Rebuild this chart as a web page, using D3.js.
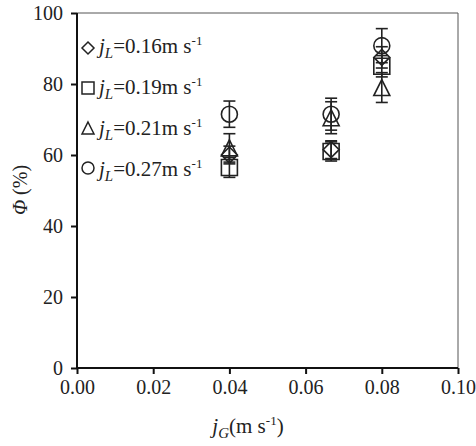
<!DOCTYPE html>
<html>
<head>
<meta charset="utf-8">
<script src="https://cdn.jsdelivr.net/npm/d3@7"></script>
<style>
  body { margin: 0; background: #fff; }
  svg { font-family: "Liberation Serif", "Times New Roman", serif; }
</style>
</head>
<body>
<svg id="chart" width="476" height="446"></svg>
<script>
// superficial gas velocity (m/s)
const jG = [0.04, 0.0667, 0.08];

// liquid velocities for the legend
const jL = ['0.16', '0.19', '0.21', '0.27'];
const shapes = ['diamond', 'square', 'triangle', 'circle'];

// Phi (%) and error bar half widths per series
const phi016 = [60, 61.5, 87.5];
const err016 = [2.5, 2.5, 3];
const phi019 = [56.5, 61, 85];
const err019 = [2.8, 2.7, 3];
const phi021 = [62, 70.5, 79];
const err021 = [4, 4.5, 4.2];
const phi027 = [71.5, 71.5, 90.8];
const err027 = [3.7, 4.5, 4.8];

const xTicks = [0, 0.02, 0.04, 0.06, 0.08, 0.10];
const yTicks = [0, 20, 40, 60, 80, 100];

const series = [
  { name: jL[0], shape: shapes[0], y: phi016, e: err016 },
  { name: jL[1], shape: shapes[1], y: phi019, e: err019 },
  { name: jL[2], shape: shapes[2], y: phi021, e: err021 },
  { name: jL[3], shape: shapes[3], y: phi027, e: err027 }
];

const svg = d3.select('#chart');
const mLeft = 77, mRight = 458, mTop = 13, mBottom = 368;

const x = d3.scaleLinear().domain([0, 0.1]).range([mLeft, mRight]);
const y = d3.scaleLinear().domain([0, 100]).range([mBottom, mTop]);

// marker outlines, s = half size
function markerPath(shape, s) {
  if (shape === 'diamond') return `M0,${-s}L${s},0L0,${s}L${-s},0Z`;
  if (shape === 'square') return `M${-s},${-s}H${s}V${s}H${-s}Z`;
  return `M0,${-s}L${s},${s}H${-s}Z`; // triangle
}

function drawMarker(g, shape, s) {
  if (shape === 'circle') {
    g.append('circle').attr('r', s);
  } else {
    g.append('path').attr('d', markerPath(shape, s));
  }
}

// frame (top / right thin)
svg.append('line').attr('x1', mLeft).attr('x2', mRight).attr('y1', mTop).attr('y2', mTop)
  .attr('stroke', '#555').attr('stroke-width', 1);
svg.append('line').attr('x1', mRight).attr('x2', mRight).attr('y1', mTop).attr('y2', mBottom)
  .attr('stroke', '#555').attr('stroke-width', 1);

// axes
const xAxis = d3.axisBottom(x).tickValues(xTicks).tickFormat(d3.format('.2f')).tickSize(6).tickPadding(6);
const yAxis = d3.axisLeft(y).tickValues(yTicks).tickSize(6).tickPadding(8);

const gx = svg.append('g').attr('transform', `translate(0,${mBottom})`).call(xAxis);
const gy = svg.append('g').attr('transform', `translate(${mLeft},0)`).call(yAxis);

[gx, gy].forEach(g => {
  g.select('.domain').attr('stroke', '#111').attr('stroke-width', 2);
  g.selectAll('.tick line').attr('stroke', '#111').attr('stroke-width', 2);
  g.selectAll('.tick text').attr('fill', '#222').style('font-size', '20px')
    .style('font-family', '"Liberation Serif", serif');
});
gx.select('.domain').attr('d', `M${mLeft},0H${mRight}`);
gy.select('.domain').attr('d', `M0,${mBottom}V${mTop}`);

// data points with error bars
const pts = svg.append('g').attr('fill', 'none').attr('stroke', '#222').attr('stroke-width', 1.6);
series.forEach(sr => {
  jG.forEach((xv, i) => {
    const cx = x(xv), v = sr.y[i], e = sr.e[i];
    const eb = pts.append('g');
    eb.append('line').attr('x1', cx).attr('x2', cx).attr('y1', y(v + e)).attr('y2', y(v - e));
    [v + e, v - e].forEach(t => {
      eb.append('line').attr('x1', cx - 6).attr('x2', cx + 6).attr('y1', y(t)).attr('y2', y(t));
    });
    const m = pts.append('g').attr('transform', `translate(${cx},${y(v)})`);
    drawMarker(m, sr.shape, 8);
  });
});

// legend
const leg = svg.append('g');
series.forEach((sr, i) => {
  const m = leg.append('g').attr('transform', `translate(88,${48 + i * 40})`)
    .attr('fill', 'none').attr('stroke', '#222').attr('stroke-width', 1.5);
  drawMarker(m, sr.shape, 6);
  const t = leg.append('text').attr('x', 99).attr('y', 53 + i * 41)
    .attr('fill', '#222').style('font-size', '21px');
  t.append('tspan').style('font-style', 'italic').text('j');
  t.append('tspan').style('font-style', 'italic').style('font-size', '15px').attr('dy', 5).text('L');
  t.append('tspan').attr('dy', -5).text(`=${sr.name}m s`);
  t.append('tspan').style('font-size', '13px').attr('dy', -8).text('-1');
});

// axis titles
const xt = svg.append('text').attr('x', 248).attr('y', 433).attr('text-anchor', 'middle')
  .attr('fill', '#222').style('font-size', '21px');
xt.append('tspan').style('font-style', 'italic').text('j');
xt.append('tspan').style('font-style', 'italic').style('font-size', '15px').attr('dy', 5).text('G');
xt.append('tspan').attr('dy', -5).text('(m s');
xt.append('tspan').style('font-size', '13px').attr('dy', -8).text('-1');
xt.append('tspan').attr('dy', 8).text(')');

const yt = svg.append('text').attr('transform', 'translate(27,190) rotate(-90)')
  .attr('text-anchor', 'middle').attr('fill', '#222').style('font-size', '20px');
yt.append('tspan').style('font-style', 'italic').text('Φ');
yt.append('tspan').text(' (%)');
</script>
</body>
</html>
=-=-=
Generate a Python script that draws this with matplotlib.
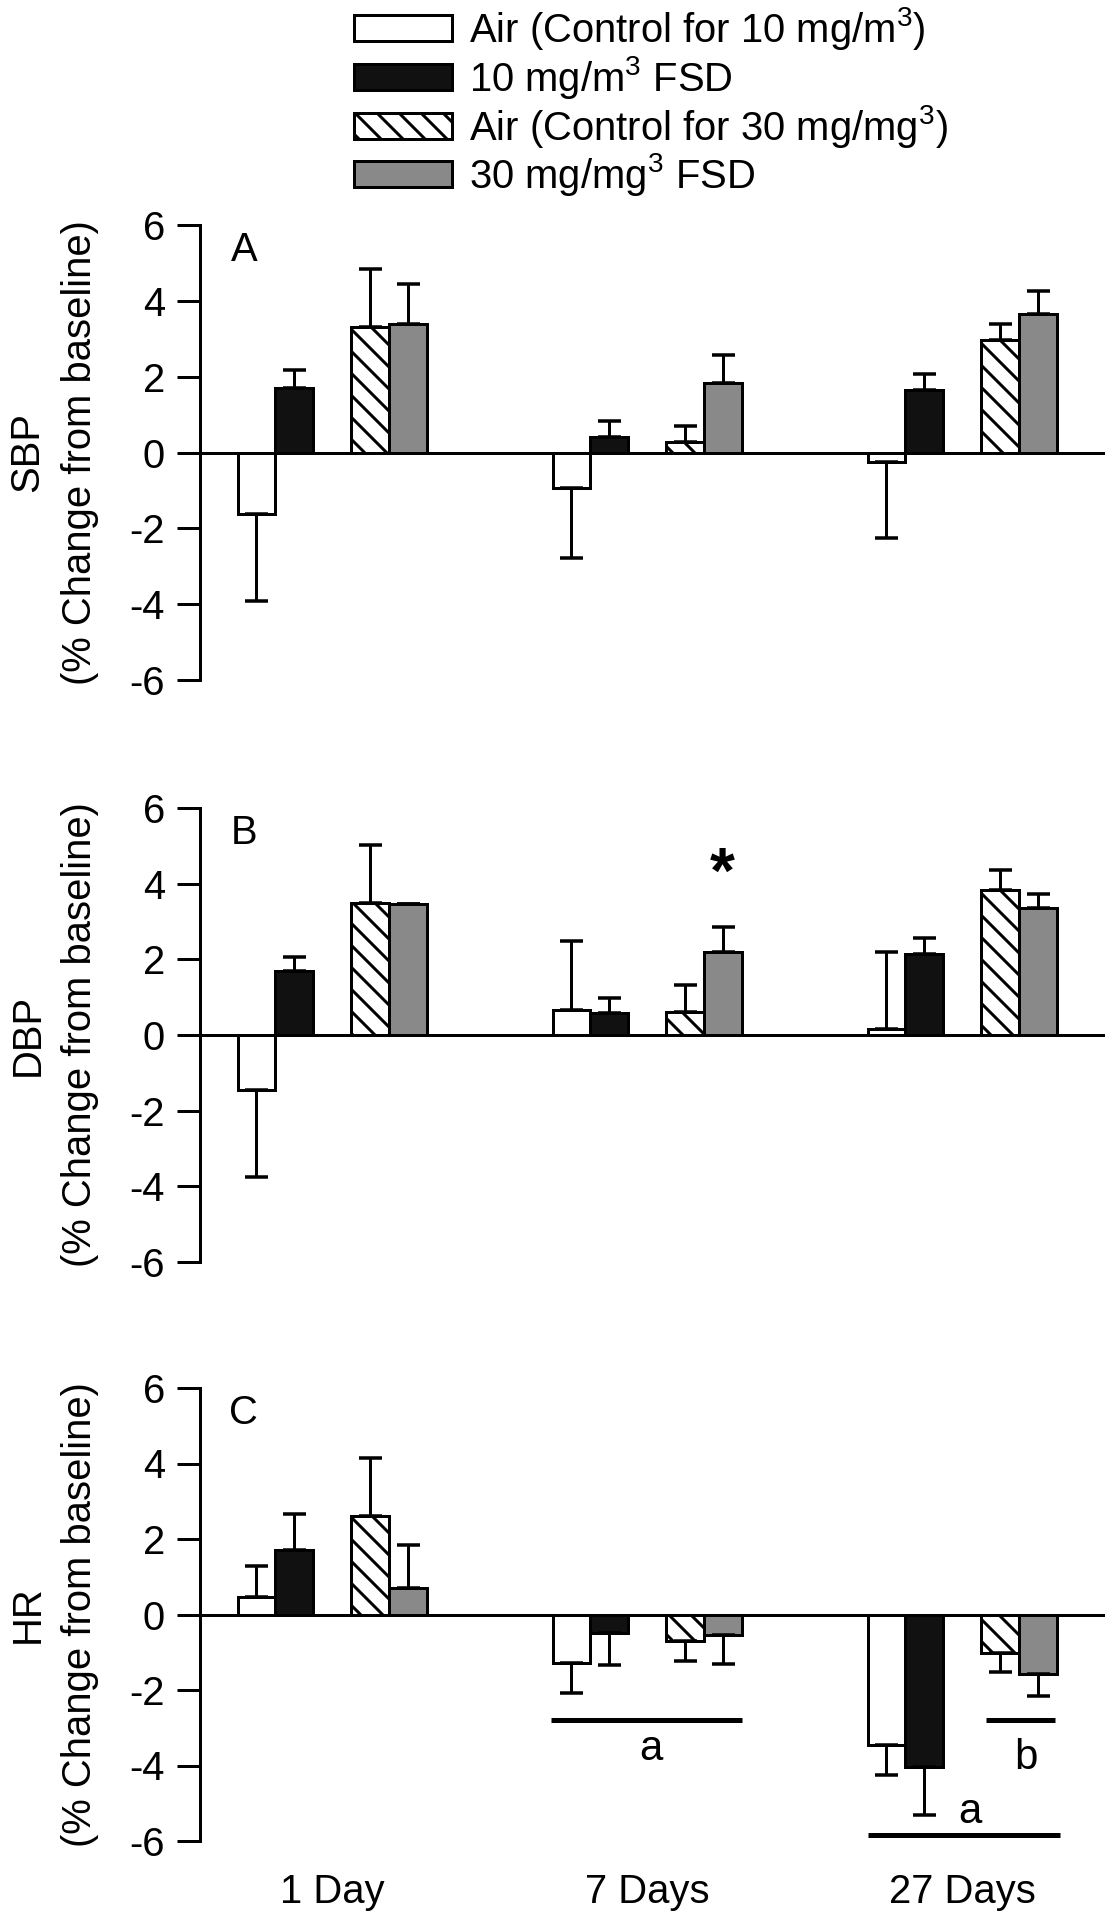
=-=-=
*TASK*
Above are the records. Copy word for word only their lines from the one holding "Rebuild this chart" through the one holding "const jG = [0.04, 0.0667, 0.08];", both included, and skip the images.

*RESPONSE BELOW*
Rebuild this chart as a web page, using D3.js.
<!DOCTYPE html>
<html>
<head>
<meta charset="utf-8">
<script src="https://cdn.jsdelivr.net/npm/d3@7"></script>
<style>
  body { margin: 0; background: #fff; }
  svg { font-family: "Liberation Serif", "Times New Roman", serif; }
</style>
</head>
<body>
<svg id="chart" width="476" height="446"></svg>
<script>
// superficial gas velocity (m/s)
const jG = [0.04, 0.0667, 0.08];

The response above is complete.